- The task -
Begin at the top of the entries below and write out every line through the one containing "plt.rcParams['hatch.linewidth'] = 1.0", excluding pictures.

** Start The input **

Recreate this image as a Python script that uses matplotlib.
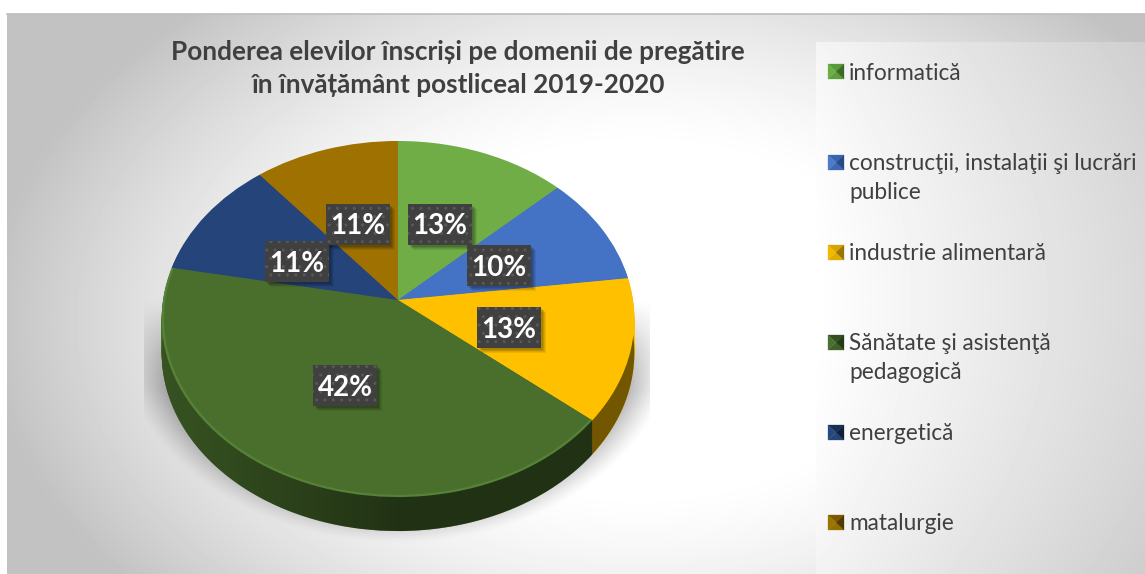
import numpy as np
import matplotlib
matplotlib.use("Agg")
import matplotlib.pyplot as plt
from matplotlib.patches import Rectangle, Polygon
from matplotlib.path import Path
from matplotlib.transforms import Transform

# ---- data ----
categories = ["informatică", "construcţii, instalaţii şi lucrări\npublice", "industrie alimentară",
              "Sănătate şi asistenţă\npedagogică", "energetică", "matalurgie"]
values = [13, 10, 13, 42, 11, 11]
colors = ["#70AD47", "#4472C4", "#FFC000", "#4A6F2D", "#25457A", "#9E7100"]
rim_colors = ["#70AD47", "#4472C4", "#FFC000", "#558236", "#25457A", "#9E7100"]
title_lines = ["Ponderea elevilor înscriși pe domenii de pregătire",
               "în învățământ postliceal 2019-2020"]

# ---- layout (pixels) ----
W, H = 1145, 574
label_centers = [(440, 224), (499, 265), (509, 327), (345, 385), (297, 261), (357.5, 224)]
legend_y = [72, 163, 253, 343, 433, 523]
BOX_W, BOX_H = 64, 41
CX, CY, DEPTH = 398, 300, 34
K, A, B = 0.1068, 176.0, 235.0

plt.rcParams['font.family'] = ['Lato', 'DejaVu Sans']
plt.rcParams['hatch.linewidth'] = 1.0


class Persp(Transform):
    """Tilted-disc projection of the unit pie into pixel coordinates."""
    input_dims = output_dims = 2
    is_separable = False
    has_inverse = False

    def __init__(self, dy=0.0):
        super().__init__()
        self.dy = dy

    def transform_non_affine(self, xy):
        xy = np.asarray(xy, float)
        d = 1 + K * xy[:, 1]
        return np.column_stack([CX + B * xy[:, 0] / d, CY + self.dy - A * xy[:, 1] / d])


fig = plt.figure(figsize=(W / 100, H / 100), dpi=100, facecolor="white")
ax = fig.add_axes([0, 0, 1, 1])


def draw_pie(cols, dy, z, radius=1.0):
    wedges, _ = ax.pie(values, colors=cols, startangle=90, counterclock=False, radius=radius)
    for w in wedges:
        w.set_transform(Persp(dy) + ax.transData)
        w.set_zorder(z)
        w.set_linewidth(0)
    return wedges


# background gradient
yy, xx = np.mgrid[0:H, 0:W] + 0.5
r = np.hypot((xx - 640) / 640, (yy - 320) / 420)
loss = np.minimum(0.23 * (np.clip(r - 0.4, 0, None) / 0.6) ** 1.4, 0.24)
box_loss = 0.15 * np.clip((xx - 816) / 330, 0, 1) + 0.045 * (np.abs(yy - 300) / 270) ** 2
loss = np.where((xx > 816) & (yy > 42), box_loss, loss)
val = 1 - loss
val[(xx < 7) | (yy < 14)] = 1.0

# soft floor shadow
sr = np.hypot((xx - CX) / 238, (yy - 335) / 178)
sd = np.clip((sr - 1) * 200, 0, None)
sh = 0.32 * np.clip(1 - sd / 34, 0, 1) ** 1.3 * np.clip((yy - 300) / 90, 0, 1)
sh[(xx < 144) | (xx > 650) | (yy > 545)] = 0
val = val * (1 - sh)
ax.imshow(val, cmap="gray", vmin=0, vmax=1, extent=(0, W, H, 0), aspect="auto", zorder=0,
          interpolation="bilinear")
ax.plot([7, W], [13.5, 13.5], color="#BDBDBD", lw=1.2, zorder=1)

# side of the disc
for d in range(DEPTH, 0, -1):
    draw_pie(colors, d, 2)

side_alpha = 0.25 + 0.30 * np.clip((xx[0] - 160) / 240, 0, 1)
overlay = np.zeros((1, W, 4))
overlay[0, :, 3] = side_alpha
th = np.radians(np.linspace(170, 370, 240))
band = Persp(DEPTH).transform_non_affine(np.column_stack([np.cos(th), np.sin(th)]))
im = ax.imshow(overlay, extent=(0, W, H, 0), aspect="auto", zorder=3)
im.set_clip_path(Path(np.vstack([band, band[:1]])), ax.transData)

# top face with a thin lighter rim
draw_pie(rim_colors, 0, 4)
draw_pie(colors, 0, 5, radius=0.99)

# value labels
for v, (x, y) in zip(values, label_centers):
    for off, a in [(5, 0.07), (4, 0.08), (3, 0.10), (2, 0.12)]:
        ax.add_patch(Rectangle((x - BOX_W / 2 + off, y - BOX_H / 2 + off), BOX_W, BOX_H,
                               fc="black", ec="none", alpha=a, zorder=6))
    ax.add_patch(Rectangle((x - BOX_W / 2, y - BOX_H / 2), BOX_W, BOX_H, fc="#404040",
                           ec="#585858", hatch="..", lw=0, zorder=7))
    ax.text(x, y + 2.5, f"{v}%", color="white", fontsize=20, fontweight="bold",
            ha="center", va="center", zorder=8)

# title
for line, y in zip(title_lines, [52, 85]):
    ax.text(458, y, line, color="#404040", fontsize=18.8, fontweight="bold",
            ha="center", va="center", zorder=8)

# legend
shades = {
    0: ("#5A9A3A", "#5E9E3C", "#6AAE45", "#3B6A25"),
    1: ("#3A64AE", "#3E68B4", "#4C7AC8", "#274A87"),
    2: ("#D9A300", "#E0AC00", "#F0B800", "#9A7400"),
    3: ("#34501F", "#3F6127", "#4A7030", "#263A16"),
    4: ("#182F58", "#24457A", "#25497F", "#10203C"),
    5: ("#7C5900", "#957000", "#9A7400", "#503A00"),
}
for i, (name, y) in enumerate(zip(categories, legend_y)):
    x0, x1, y0, y1 = 828, 844, y - 8, y + 7
    xm, ym = (x0 + x1) / 2, (y0 + y1) / 2
    top, bottom, left, right = shades[i]
    for pts, c in [([(x0, y0), (x1, y0), (xm, ym)], top), ([(x0, y1), (x1, y1), (xm, ym)], bottom),
                   ([(x0, y0), (x0, y1), (xm, ym)], left), ([(x1, y0), (x1, y1), (xm, ym)], right)]:
        ax.add_patch(Polygon(pts, closed=True, fc=c, ec=c, lw=0.2, zorder=8))
    for j, part in enumerate(name.split("\n")):
        ax.text(849, y + 1 + j * 28.5, part, color="#404040", fontsize=16.3,
                ha="left", va="center", zorder=8)

ax.set_xlim(0, W)
ax.set_ylim(H, 0)
ax.set_aspect("auto")
ax.set_axis_off()
fig.savefig("out.png", dpi=100)
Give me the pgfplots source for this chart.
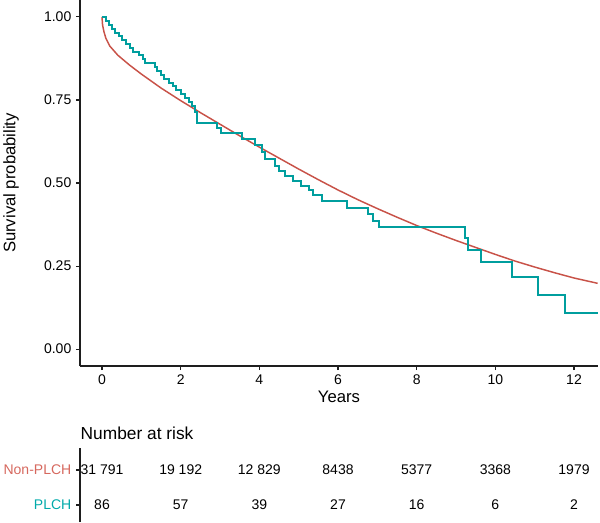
\documentclass[border=0pt]{standalone}
\usepackage{fontspec}
\setmainfont{Liberation Sans}
\usepackage{pgfplots}
\usepackage{pgfplotstable}
\pgfplotsset{compat=1.18}
\definecolor{nonplch}{RGB}{200,82,72}
\definecolor{nonplchtxt}{RGB}{214,104,94}
\definecolor{plch}{RGB}{0,158,158}
\definecolor{plchtxt}{RGB}{0,170,170}
\definecolor{axgray}{RGB}{30,30,30}

% Kaplan-Meier estimates
\pgfplotstableread{
t s
0.00 1.000
0.10 0.988
0.18 0.977
0.25 0.965
0.33 0.953
0.42 0.942
0.50 0.930
0.60 0.919
0.70 0.907
0.80 0.895
0.95 0.884
1.05 0.872
1.10 0.860
1.35 0.849
1.40 0.837
1.50 0.826
1.58 0.814
1.70 0.802
1.80 0.791
1.88 0.779
2.00 0.767
2.12 0.756
2.20 0.744
2.30 0.733
2.36 0.715
2.42 0.680
2.92 0.665
3.02 0.650
3.55 0.634
3.89 0.614
4.06 0.594
4.14 0.573
4.40 0.552
4.50 0.536
4.65 0.521
4.86 0.507
5.06 0.492
5.26 0.478
5.37 0.463
5.60 0.445
6.22 0.426
6.77 0.407
6.90 0.387
7.03 0.367
9.23 0.333
9.31 0.298
9.64 0.262
10.43 0.216
11.09 0.163
11.77 0.108
12.60 0.108
}\plchdata

\pgfplotstableread{
t s
0.00 1.000
0.01 0.980
0.02 0.972
0.05 0.955
0.10 0.935
0.20 0.912
0.40 0.885
0.70 0.855
1.00 0.828
1.50 0.786
2.00 0.748
2.50 0.712
3.00 0.677
3.50 0.642
4.00 0.608
4.50 0.575
5.00 0.542
5.50 0.510
6.00 0.479
6.50 0.450
7.00 0.423
7.50 0.397
8.00 0.372
8.50 0.349
9.00 0.327
9.50 0.306
10.00 0.285
10.50 0.265
11.00 0.247
11.50 0.230
12.00 0.214
12.60 0.198
}\nonplchdata

\pgfplotsset{
  kmaxis/.style={
    scale only axis,
    xmin=-0.56, xmax=12.61,
    axis line style={axgray, line width=0.8pt},
    tick style={axgray, line width=0.8pt},
    tick align=outside,
    major tick length=3pt,
    tick label style={font=\fontsize{10.5}{12}\selectfont, text=black},
    label style={font=\fontsize{12.5}{14}\selectfont},
  }
}

\begin{document}
\begin{tikzpicture}
\begin{axis}[
  kmaxis,
  at={(60pt,-274.5pt)}, anchor=south west,
  width=388.5pt, height=274.5pt,
  ymin=-0.051, ymax=1.051,
  axis x line*=bottom, axis y line*=left,
  xtick={0,2,4,6,8,10,12},
  ytick={0,0.25,0.5,0.75,1},
  yticklabels={0.00,0.25,0.50,0.75,1.00},
  xticklabels={0,2,4,6,8,10,12},
  xlabel={Years},
  ylabel={Survival probability},
  xlabel style={yshift=2pt},
  ylabel style={yshift=12pt},
  clip=false,
]
\addplot[nonplch, line width=1.1pt] table[x=t, y=s] {\nonplchdata};
\addplot[plch, line width=1.5pt, const plot] table[x=t, y=s] {\plchdata};
\end{axis}

\node[anchor=west, font=\fontsize{13}{15}\selectfont] at (57pt,-325pt) {Number at risk};

\begin{axis}[
  kmaxis,
  at={(60pt,-391.5pt)}, anchor=south west,
  width=388.5pt, height=55.5pt,
  ymin=0, ymax=74,
  axis y line*=left,
  axis x line=none,
  ytick={17,52},
  yticklabels={\textcolor{plchtxt}{PLCH},\textcolor{nonplchtxt}{Non-PLCH}},
  clip=false,
]
\foreach \xx/\lab in {0/31 791, 2/19 192, 4/12 829, 6/8438, 8/5377, 10/3368, 12/1979}{
  \edef\temp{\noexpand\node[font=\noexpand\fontsize{10.5}{12}\noexpand\selectfont] at (axis cs:\xx,52) {\lab};}
  \temp
}
\foreach \xx/\lab in {0/86, 2/57, 4/39, 6/27, 8/16, 10/6, 12/2}{
  \edef\temp{\noexpand\node[font=\noexpand\fontsize{10.5}{12}\noexpand\selectfont] at (axis cs:\xx,17) {\lab};}
  \temp
}
\end{axis}

\pgfresetboundingbox
\useasboundingbox (0pt,0pt) rectangle (450pt,-391.5pt);
\end{tikzpicture}
\end{document}
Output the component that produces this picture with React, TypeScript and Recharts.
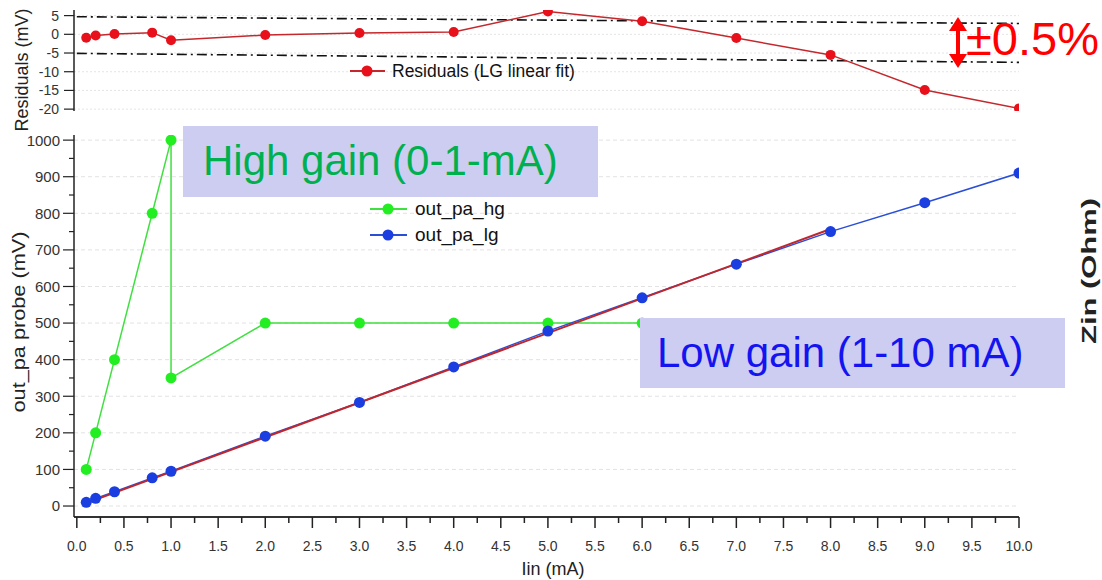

** End The input **

- Finished answer -
Recreate this image as a Python script that uses matplotlib.
import numpy as np
import matplotlib
matplotlib.use("Agg")
import matplotlib.pyplot as plt
from matplotlib.patches import Rectangle, Polygon
from matplotlib.path import Path
from matplotlib.transforms import Transform

# ---- data ----
categories = ["informatică", "construcţii, instalaţii şi lucrări\npublice", "industrie alimentară",
              "Sănătate şi asistenţă\npedagogică", "energetică", "matalurgie"]
values = [13, 10, 13, 42, 11, 11]
colors = ["#70AD47", "#4472C4", "#FFC000", "#4A6F2D", "#25457A", "#9E7100"]
rim_colors = ["#70AD47", "#4472C4", "#FFC000", "#558236", "#25457A", "#9E7100"]
title_lines = ["Ponderea elevilor înscriși pe domenii de pregătire",
               "în învățământ postliceal 2019-2020"]

# ---- layout (pixels) ----
W, H = 1145, 574
label_centers = [(440, 224), (499, 265), (509, 327), (345, 385), (297, 261), (357.5, 224)]
legend_y = [72, 163, 253, 343, 433, 523]
BOX_W, BOX_H = 64, 41
CX, CY, DEPTH = 398, 300, 34
K, A, B = 0.1068, 176.0, 235.0

plt.rcParams['font.family'] = ['Lato', 'DejaVu Sans']
plt.rcParams['hatch.linewidth'] = 1.0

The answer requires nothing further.